Altro esempio di peccato collettivo è  quello delle tragedie greche. L’uccisione di Agamennone, da parte di Clitemnestra, proietta la sua ombra letale sui figli Oreste ed Elettra, ma è a sua volta connesso al precedente olocausto di Igifenia e al conseguente dolore di sua madre. Anche in questo caso, i singoli sono perseguitati dalla sofferenza e dai lutti in quanto pedine di una complessa catena di torti precedenti cui essi erano estranei. Oggi, la strategia del peccato collettivo funziona comunque alla grande, anche se non ce ne accorgiamo. Si tratta di tutti quei casi in ci autoaccusiamo, quasi con livido piacere, per “crimini” mai perpetrati e ci predisponiamo poi, con docile sottomissione, a scontarne la pena. Il caso più recente, e più eclatante, è quello legato all’ambiente. Greta e i suoi fan ci contestano di aver rubato loro il futuro. I giornali di regime rincarano la dose e mettono alla gogna l’uomo per la sua avidità e incoscienza. Ma chi è questo “uomo”? Tutti: l’umanità in quanto tale. E quindi, per conseguenza ineluttabile, ciascuno di noi. Ed è la ragione per cui le tasse green paiono così sexy:  ci toccano in quanto colpevoli e costituiscono un singolare esperimento di redenzione pubblica per via fiscale.

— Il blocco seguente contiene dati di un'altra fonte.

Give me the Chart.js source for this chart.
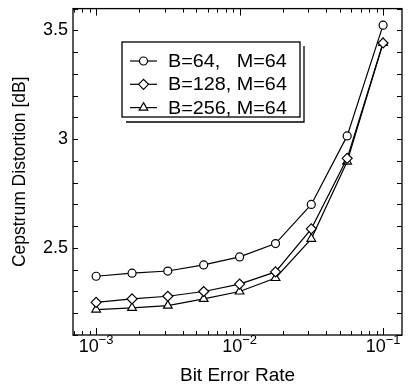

Ma se andiamo a fondo della faccenda, ci rendiamo conto che nessuno di noi, singolarmente preso, c’entra un accidente con il surriscaldamento del pianeta. Esso è provocato, a voler dar credito alle tesi ambientaliste, dal sistema economico produttivo ultracapitalistico in cui noi siamo stati “gettati” alla nascita –  o ci siamo ritrovati, se preferite – proprio come un cristiano è macchiato dalla disobbedienza di Eva. Chi lo gestisce, quel sistema, è un manipolo di corporation controllato da un selezionatissimo numero di individui che ne traggono benefici smisurati. Quindi, abbiamo una privatizzazione dei premi e una socializzazione delle colpe.  Gli introiti fantamiliardari della “macchina” fluiscono in riservatissime tasche, mentre a ciascuno di noi spetta (oltre a qualche gadget consolatorio) farsi carico dell’espiazione. “Noi” dobbiamo accollarci i costi di salvataggio del pianeta che “loro” stanno distruggendo. Intanto, “loro” si intascano tutti i dividendi del business attuale e mettono a punto il prossimo di marca ecologista, mentre noi ci battiamo il petto, contriti. È la magia del peccato collettivo.